The simplest solution is to follow the game data itself, and simply have 30 different minions, ranging from 1/1 to 30/30. This represents the Jade Golem as 30 different cards, albeit with an identical name. This is accurate, but could cause problems. For a start, the Mogu card list is swamped with Golems, as is the uncollectible minion list, and the artist responsible gets credited for 30 different cards (when they're actually responsible for 1, or arguably 4 pieces of art). If we list Jade Golem as a Jade Lotus card instead of as a neutral card (which is arguably accurate) it will clutter the hell out of the Druid, Rogue and Shaman pages; at present we don't, but that means the Jade Golem is missing from those lists.
The other approach is to represent Jade Golem as a single card, albeit with different versions. This approach has the benefit of not cluttering up tables, although it slightly under-credits the artist responsible for only 1 card, something which contradicts our normal approach with Normal/Heroic/Tavern Brawl versions of cards. It also breaks the usual rules of accounting for every card, and feels a bit off.
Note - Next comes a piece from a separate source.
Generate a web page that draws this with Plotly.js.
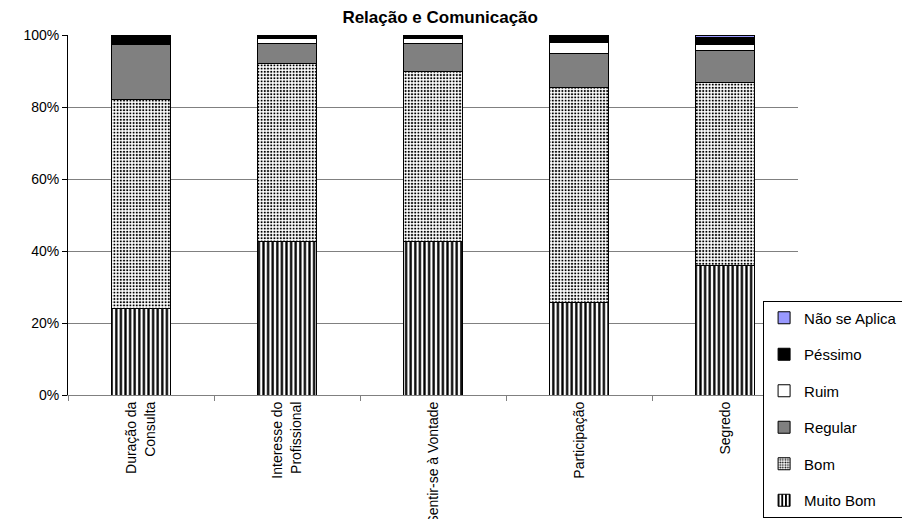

I've already made a work-around for the worst consequences of the first solution: this page. By default, any time we want to list minions summoned by Jade Idol or Aya Blackpaw we would have to list all 30 versions of the Jade Golem, which would be unworkable. Likewise the Mean Streets of Gadgetzan page would be even longer and we really don't need a (non-hidden) visual list of all 30 cards on any non-technical page. Therefore this dummy page functions to represent all versions of the card. However, if we take the first solution it is necessary to isolate this from the general card pool, so we don't have 31 different Jade Golem cards. And if we do this, it makes it impossible to include Jade Golem in automatic card lists without including all 30 versions.
It's a tricky situation. The first solution is easier and logically more natural, and is the current arrangement (for the most part), but has some downsides, namely the excesses on and absences from our various lists. If we get more cards like this in the future, lists could get a bit distorted.